*SHORT EXERCISE*
Can you output the material exactly as written, minus any pictures it holds?

*GIVEN MATERIAL*
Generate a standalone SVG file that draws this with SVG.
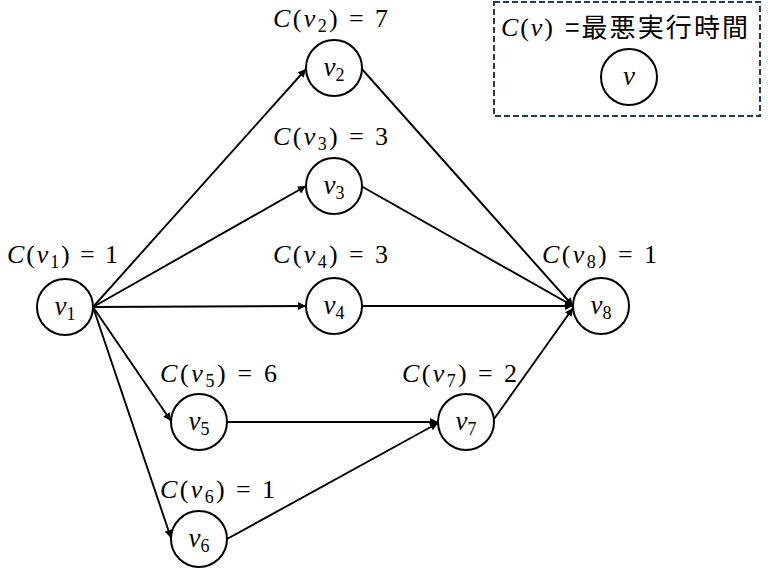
<svg xmlns="http://www.w3.org/2000/svg" width="768" height="568" viewBox="0 0 768 568">
<style>
.node circle{fill:#fff;stroke:#000;stroke-width:2}
text{font-family:"Liberation Serif","DejaVu Serif",serif;font-size:26px;fill:#000}
.i{font-style:italic}
.s{font-size:18px}
.nl{text-anchor:middle;font-size:27px}
.cjk{font-family:"Noto Sans CJK JP","Noto Sans CJK SC",sans-serif;font-size:26px}
#edges line{stroke:#000;stroke-width:1.9;marker-end:url(#ah)}
</style>
<defs>
<marker id="ah" viewBox="0 0 10 10" refX="10" refY="5" markerWidth="10" markerHeight="8" markerUnits="userSpaceOnUse" orient="auto">
<path d="M0,0 L10,5 L0,10 z" fill="#000"/>
</marker>
</defs>
<rect x="494" y="2" width="266" height="114" fill="none" stroke="#203d5a" stroke-width="2" stroke-dasharray="6 3"/>
<g id="legend">
<text x="501" y="36" textLength="52" lengthAdjust="spacing"><tspan class="i">C</tspan>(<tspan class="i">v</tspan>)</text>
<text class="cjk" x="565" y="37" textLength="183" lengthAdjust="spacing">=最悪実行時間</text>
<circle cx="629" cy="77" r="28" fill="#fff" stroke="#000" stroke-width="2"/>
<text class="nl i" x="629" y="85">v</text>
</g>
<g id="edges">
<line x1="93" y1="307" x2="306" y2="69"/>
<line x1="93" y1="307" x2="306" y2="186"/>
<line x1="93" y1="307" x2="306" y2="306"/>
<line x1="93" y1="307" x2="171" y2="421"/>
<line x1="93" y1="307" x2="171" y2="538"/>
<line x1="361" y1="68" x2="573" y2="306"/>
<line x1="361" y1="186" x2="573" y2="306"/>
<line x1="362" y1="306" x2="573" y2="306"/>
<line x1="227" y1="422" x2="438" y2="422"/>
<line x1="227" y1="539" x2="438" y2="423"/>
<line x1="494" y1="419" x2="573" y2="308"/>
</g>
<g id="v1" class="node"><circle cx="65" cy="307" r="28"/><text class="nl" x="65" y="315"><tspan class="i">v</tspan><tspan class="s" dy="5">1</tspan></text>
<text x="7" y="263" textLength="111" lengthAdjust="spacing"><tspan class="i">C</tspan>(<tspan class="i">v</tspan><tspan class="s" dy="5">1</tspan><tspan dy="-5">) = 1</tspan></text></g>
<g id="v2" class="node"><circle cx="334" cy="68" r="28"/><text class="nl" x="334" y="76"><tspan class="i">v</tspan><tspan class="s" dy="5">2</tspan></text>
<text x="273" y="27" textLength="115" lengthAdjust="spacing"><tspan class="i">C</tspan>(<tspan class="i">v</tspan><tspan class="s" dy="5">2</tspan><tspan dy="-5">) = 7</tspan></text></g>
<g id="v3" class="node"><circle cx="334" cy="186" r="28"/><text class="nl" x="334" y="194"><tspan class="i">v</tspan><tspan class="s" dy="5">3</tspan></text>
<text x="273" y="145" textLength="115" lengthAdjust="spacing"><tspan class="i">C</tspan>(<tspan class="i">v</tspan><tspan class="s" dy="5">3</tspan><tspan dy="-5">) = 3</tspan></text></g>
<g id="v4" class="node"><circle cx="334" cy="306" r="28"/><text class="nl" x="334" y="314"><tspan class="i">v</tspan><tspan class="s" dy="5">4</tspan></text>
<text x="273" y="263" textLength="115" lengthAdjust="spacing"><tspan class="i">C</tspan>(<tspan class="i">v</tspan><tspan class="s" dy="5">4</tspan><tspan dy="-5">) = 3</tspan></text></g>
<g id="v5" class="node"><circle cx="199" cy="422" r="28"/><text class="nl" x="199" y="430"><tspan class="i">v</tspan><tspan class="s" dy="5">5</tspan></text>
<text x="160" y="382" textLength="117" lengthAdjust="spacing"><tspan class="i">C</tspan>(<tspan class="i">v</tspan><tspan class="s" dy="5">5</tspan><tspan dy="-5">) = 6</tspan></text></g>
<g id="v6" class="node"><circle cx="199" cy="539" r="28"/><text class="nl" x="199" y="547"><tspan class="i">v</tspan><tspan class="s" dy="5">6</tspan></text>
<text x="160" y="498" textLength="115" lengthAdjust="spacing"><tspan class="i">C</tspan>(<tspan class="i">v</tspan><tspan class="s" dy="5">6</tspan><tspan dy="-5">) = 1</tspan></text></g>
<g id="v7" class="node"><circle cx="466" cy="422" r="28"/><text class="nl" x="466" y="430"><tspan class="i">v</tspan><tspan class="s" dy="5">7</tspan></text>
<text x="402" y="382" textLength="115" lengthAdjust="spacing"><tspan class="i">C</tspan>(<tspan class="i">v</tspan><tspan class="s" dy="5">7</tspan><tspan dy="-5">) = 2</tspan></text></g>
<g id="v8" class="node"><circle cx="601" cy="306" r="28"/><text class="nl" x="601" y="314"><tspan class="i">v</tspan><tspan class="s" dy="5">8</tspan></text>
<text x="542" y="263" textLength="115" lengthAdjust="spacing"><tspan class="i">C</tspan>(<tspan class="i">v</tspan><tspan class="s" dy="5">8</tspan><tspan dy="-5">) = 1</tspan></text></g>
</svg>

*THE COMPLETED TASK*
Generate a standalone SVG file that draws this with SVG.
<svg xmlns="http://www.w3.org/2000/svg" width="768" height="568" viewBox="0 0 768 568">
<style>
.node circle{fill:#fff;stroke:#000;stroke-width:2}
text{font-family:"Liberation Serif","DejaVu Serif",serif;font-size:26px;fill:#000}
.i{font-style:italic}
.s{font-size:18px}
.nl{text-anchor:middle;font-size:27px}
.cjk{font-family:"Noto Sans CJK JP","Noto Sans CJK SC",sans-serif;font-size:26px}
#edges line{stroke:#000;stroke-width:1.9;marker-end:url(#ah)}
</style>
<defs>
<marker id="ah" viewBox="0 0 10 10" refX="10" refY="5" markerWidth="10" markerHeight="8" markerUnits="userSpaceOnUse" orient="auto">
<path d="M0,0 L10,5 L0,10 z" fill="#000"/>
</marker>
</defs>
<rect x="494" y="2" width="266" height="114" fill="none" stroke="#203d5a" stroke-width="2" stroke-dasharray="6 3"/>
<g id="legend">
<text x="501" y="36" textLength="52" lengthAdjust="spacing"><tspan class="i">C</tspan>(<tspan class="i">v</tspan>)</text>
<text class="cjk" x="565" y="37" textLength="183" lengthAdjust="spacing">=最悪実行時間</text>
<circle cx="629" cy="77" r="28" fill="#fff" stroke="#000" stroke-width="2"/>
<text class="nl i" x="629" y="85">v</text>
</g>
<g id="edges">
<line x1="93" y1="307" x2="306" y2="69"/>
<line x1="93" y1="307" x2="306" y2="186"/>
<line x1="93" y1="307" x2="306" y2="306"/>
<line x1="93" y1="307" x2="171" y2="421"/>
<line x1="93" y1="307" x2="171" y2="538"/>
<line x1="361" y1="68" x2="573" y2="306"/>
<line x1="361" y1="186" x2="573" y2="306"/>
<line x1="362" y1="306" x2="573" y2="306"/>
<line x1="227" y1="422" x2="438" y2="422"/>
<line x1="227" y1="539" x2="438" y2="423"/>
<line x1="494" y1="419" x2="573" y2="308"/>
</g>
<g id="v1" class="node"><circle cx="65" cy="307" r="28"/><text class="nl" x="65" y="315"><tspan class="i">v</tspan><tspan class="s" dy="5">1</tspan></text>
<text x="7" y="263" textLength="111" lengthAdjust="spacing"><tspan class="i">C</tspan>(<tspan class="i">v</tspan><tspan class="s" dy="5">1</tspan><tspan dy="-5">) = 1</tspan></text></g>
<g id="v2" class="node"><circle cx="334" cy="68" r="28"/><text class="nl" x="334" y="76"><tspan class="i">v</tspan><tspan class="s" dy="5">2</tspan></text>
<text x="273" y="27" textLength="115" lengthAdjust="spacing"><tspan class="i">C</tspan>(<tspan class="i">v</tspan><tspan class="s" dy="5">2</tspan><tspan dy="-5">) = 7</tspan></text></g>
<g id="v3" class="node"><circle cx="334" cy="186" r="28"/><text class="nl" x="334" y="194"><tspan class="i">v</tspan><tspan class="s" dy="5">3</tspan></text>
<text x="273" y="145" textLength="115" lengthAdjust="spacing"><tspan class="i">C</tspan>(<tspan class="i">v</tspan><tspan class="s" dy="5">3</tspan><tspan dy="-5">) = 3</tspan></text></g>
<g id="v4" class="node"><circle cx="334" cy="306" r="28"/><text class="nl" x="334" y="314"><tspan class="i">v</tspan><tspan class="s" dy="5">4</tspan></text>
<text x="273" y="263" textLength="115" lengthAdjust="spacing"><tspan class="i">C</tspan>(<tspan class="i">v</tspan><tspan class="s" dy="5">4</tspan><tspan dy="-5">) = 3</tspan></text></g>
<g id="v5" class="node"><circle cx="199" cy="422" r="28"/><text class="nl" x="199" y="430"><tspan class="i">v</tspan><tspan class="s" dy="5">5</tspan></text>
<text x="160" y="382" textLength="117" lengthAdjust="spacing"><tspan class="i">C</tspan>(<tspan class="i">v</tspan><tspan class="s" dy="5">5</tspan><tspan dy="-5">) = 6</tspan></text></g>
<g id="v6" class="node"><circle cx="199" cy="539" r="28"/><text class="nl" x="199" y="547"><tspan class="i">v</tspan><tspan class="s" dy="5">6</tspan></text>
<text x="160" y="498" textLength="115" lengthAdjust="spacing"><tspan class="i">C</tspan>(<tspan class="i">v</tspan><tspan class="s" dy="5">6</tspan><tspan dy="-5">) = 1</tspan></text></g>
<g id="v7" class="node"><circle cx="466" cy="422" r="28"/><text class="nl" x="466" y="430"><tspan class="i">v</tspan><tspan class="s" dy="5">7</tspan></text>
<text x="402" y="382" textLength="115" lengthAdjust="spacing"><tspan class="i">C</tspan>(<tspan class="i">v</tspan><tspan class="s" dy="5">7</tspan><tspan dy="-5">) = 2</tspan></text></g>
<g id="v8" class="node"><circle cx="601" cy="306" r="28"/><text class="nl" x="601" y="314"><tspan class="i">v</tspan><tspan class="s" dy="5">8</tspan></text>
<text x="542" y="263" textLength="115" lengthAdjust="spacing"><tspan class="i">C</tspan>(<tspan class="i">v</tspan><tspan class="s" dy="5">8</tspan><tspan dy="-5">) = 1</tspan></text></g>
</svg>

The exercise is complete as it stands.